_Short task_
Reproduce the listing below exactly, minus its pictures.

• • • • • • •

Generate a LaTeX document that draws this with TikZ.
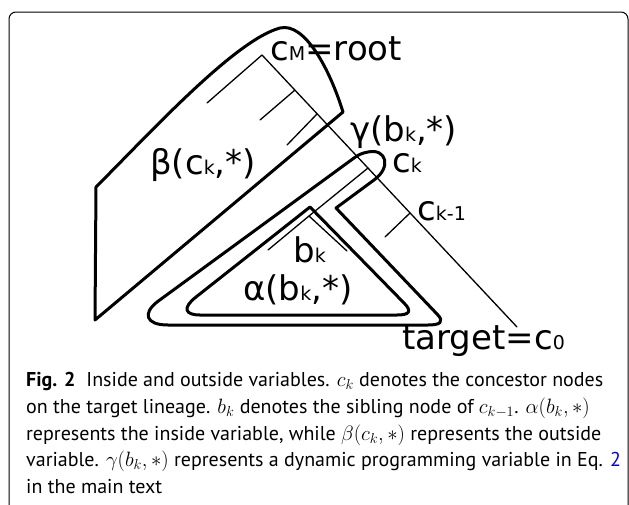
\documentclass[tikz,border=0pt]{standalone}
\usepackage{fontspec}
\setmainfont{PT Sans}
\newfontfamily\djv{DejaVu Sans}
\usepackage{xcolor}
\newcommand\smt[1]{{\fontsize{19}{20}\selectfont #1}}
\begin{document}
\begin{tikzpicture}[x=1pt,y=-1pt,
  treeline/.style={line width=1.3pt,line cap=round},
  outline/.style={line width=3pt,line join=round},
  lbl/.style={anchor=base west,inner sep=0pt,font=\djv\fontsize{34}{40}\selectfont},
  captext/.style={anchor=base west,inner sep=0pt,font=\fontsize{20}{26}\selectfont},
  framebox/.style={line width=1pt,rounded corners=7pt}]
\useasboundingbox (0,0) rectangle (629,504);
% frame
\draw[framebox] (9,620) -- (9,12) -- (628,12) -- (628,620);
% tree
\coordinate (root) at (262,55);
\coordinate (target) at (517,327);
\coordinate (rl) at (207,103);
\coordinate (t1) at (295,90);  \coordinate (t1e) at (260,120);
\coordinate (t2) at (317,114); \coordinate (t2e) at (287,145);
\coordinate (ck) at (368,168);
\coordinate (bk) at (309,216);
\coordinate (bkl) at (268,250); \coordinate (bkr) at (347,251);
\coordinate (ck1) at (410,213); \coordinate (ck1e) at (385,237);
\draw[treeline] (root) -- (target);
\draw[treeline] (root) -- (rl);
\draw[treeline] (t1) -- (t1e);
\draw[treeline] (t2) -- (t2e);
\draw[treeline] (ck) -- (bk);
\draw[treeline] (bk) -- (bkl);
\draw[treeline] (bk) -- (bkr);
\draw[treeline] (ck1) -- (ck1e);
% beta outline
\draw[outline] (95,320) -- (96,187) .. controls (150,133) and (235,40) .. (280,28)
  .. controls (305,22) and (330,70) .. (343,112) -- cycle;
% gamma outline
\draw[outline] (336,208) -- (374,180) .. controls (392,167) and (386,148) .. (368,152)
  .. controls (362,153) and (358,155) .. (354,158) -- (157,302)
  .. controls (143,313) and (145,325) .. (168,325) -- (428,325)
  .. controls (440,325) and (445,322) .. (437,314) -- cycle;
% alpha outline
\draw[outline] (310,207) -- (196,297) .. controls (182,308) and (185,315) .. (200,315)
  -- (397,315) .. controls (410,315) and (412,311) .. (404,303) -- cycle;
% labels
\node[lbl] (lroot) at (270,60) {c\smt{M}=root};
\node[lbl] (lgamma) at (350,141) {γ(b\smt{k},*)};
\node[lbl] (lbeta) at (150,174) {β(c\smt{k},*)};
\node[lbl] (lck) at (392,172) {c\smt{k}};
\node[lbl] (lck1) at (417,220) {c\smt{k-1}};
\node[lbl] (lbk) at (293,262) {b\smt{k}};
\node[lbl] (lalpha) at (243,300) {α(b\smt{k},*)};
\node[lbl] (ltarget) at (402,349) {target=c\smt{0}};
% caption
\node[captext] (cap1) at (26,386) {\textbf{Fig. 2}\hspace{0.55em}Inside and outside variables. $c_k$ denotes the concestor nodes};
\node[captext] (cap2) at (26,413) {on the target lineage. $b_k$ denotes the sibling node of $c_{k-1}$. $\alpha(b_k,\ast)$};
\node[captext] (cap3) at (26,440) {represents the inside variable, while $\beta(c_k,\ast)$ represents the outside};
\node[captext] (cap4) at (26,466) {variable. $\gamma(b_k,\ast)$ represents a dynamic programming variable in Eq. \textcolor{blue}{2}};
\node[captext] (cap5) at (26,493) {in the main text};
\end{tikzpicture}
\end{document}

• • • • • • •

_Solution to this exercise_
Generate a LaTeX document that draws this with TikZ.
\documentclass[tikz,border=0pt]{standalone}
\usepackage{fontspec}
\setmainfont{PT Sans}
\newfontfamily\djv{DejaVu Sans}
\usepackage{xcolor}
\newcommand\smt[1]{{\fontsize{19}{20}\selectfont #1}}
\begin{document}
\begin{tikzpicture}[x=1pt,y=-1pt,
  treeline/.style={line width=1.3pt,line cap=round},
  outline/.style={line width=3pt,line join=round},
  lbl/.style={anchor=base west,inner sep=0pt,font=\djv\fontsize{34}{40}\selectfont},
  captext/.style={anchor=base west,inner sep=0pt,font=\fontsize{20}{26}\selectfont},
  framebox/.style={line width=1pt,rounded corners=7pt}]
\useasboundingbox (0,0) rectangle (629,504);
% frame
\draw[framebox] (9,620) -- (9,12) -- (628,12) -- (628,620);
% tree
\coordinate (root) at (262,55);
\coordinate (target) at (517,327);
\coordinate (rl) at (207,103);
\coordinate (t1) at (295,90);  \coordinate (t1e) at (260,120);
\coordinate (t2) at (317,114); \coordinate (t2e) at (287,145);
\coordinate (ck) at (368,168);
\coordinate (bk) at (309,216);
\coordinate (bkl) at (268,250); \coordinate (bkr) at (347,251);
\coordinate (ck1) at (410,213); \coordinate (ck1e) at (385,237);
\draw[treeline] (root) -- (target);
\draw[treeline] (root) -- (rl);
\draw[treeline] (t1) -- (t1e);
\draw[treeline] (t2) -- (t2e);
\draw[treeline] (ck) -- (bk);
\draw[treeline] (bk) -- (bkl);
\draw[treeline] (bk) -- (bkr);
\draw[treeline] (ck1) -- (ck1e);
% beta outline
\draw[outline] (95,320) -- (96,187) .. controls (150,133) and (235,40) .. (280,28)
  .. controls (305,22) and (330,70) .. (343,112) -- cycle;
% gamma outline
\draw[outline] (336,208) -- (374,180) .. controls (392,167) and (386,148) .. (368,152)
  .. controls (362,153) and (358,155) .. (354,158) -- (157,302)
  .. controls (143,313) and (145,325) .. (168,325) -- (428,325)
  .. controls (440,325) and (445,322) .. (437,314) -- cycle;
% alpha outline
\draw[outline] (310,207) -- (196,297) .. controls (182,308) and (185,315) .. (200,315)
  -- (397,315) .. controls (410,315) and (412,311) .. (404,303) -- cycle;
% labels
\node[lbl] (lroot) at (270,60) {c\smt{M}=root};
\node[lbl] (lgamma) at (350,141) {γ(b\smt{k},*)};
\node[lbl] (lbeta) at (150,174) {β(c\smt{k},*)};
\node[lbl] (lck) at (392,172) {c\smt{k}};
\node[lbl] (lck1) at (417,220) {c\smt{k-1}};
\node[lbl] (lbk) at (293,262) {b\smt{k}};
\node[lbl] (lalpha) at (243,300) {α(b\smt{k},*)};
\node[lbl] (ltarget) at (402,349) {target=c\smt{0}};
% caption
\node[captext] (cap1) at (26,386) {\textbf{Fig. 2}\hspace{0.55em}Inside and outside variables. $c_k$ denotes the concestor nodes};
\node[captext] (cap2) at (26,413) {on the target lineage. $b_k$ denotes the sibling node of $c_{k-1}$. $\alpha(b_k,\ast)$};
\node[captext] (cap3) at (26,440) {represents the inside variable, while $\beta(c_k,\ast)$ represents the outside};
\node[captext] (cap4) at (26,466) {variable. $\gamma(b_k,\ast)$ represents a dynamic programming variable in Eq. \textcolor{blue}{2}};
\node[captext] (cap5) at (26,493) {in the main text};
\end{tikzpicture}
\end{document}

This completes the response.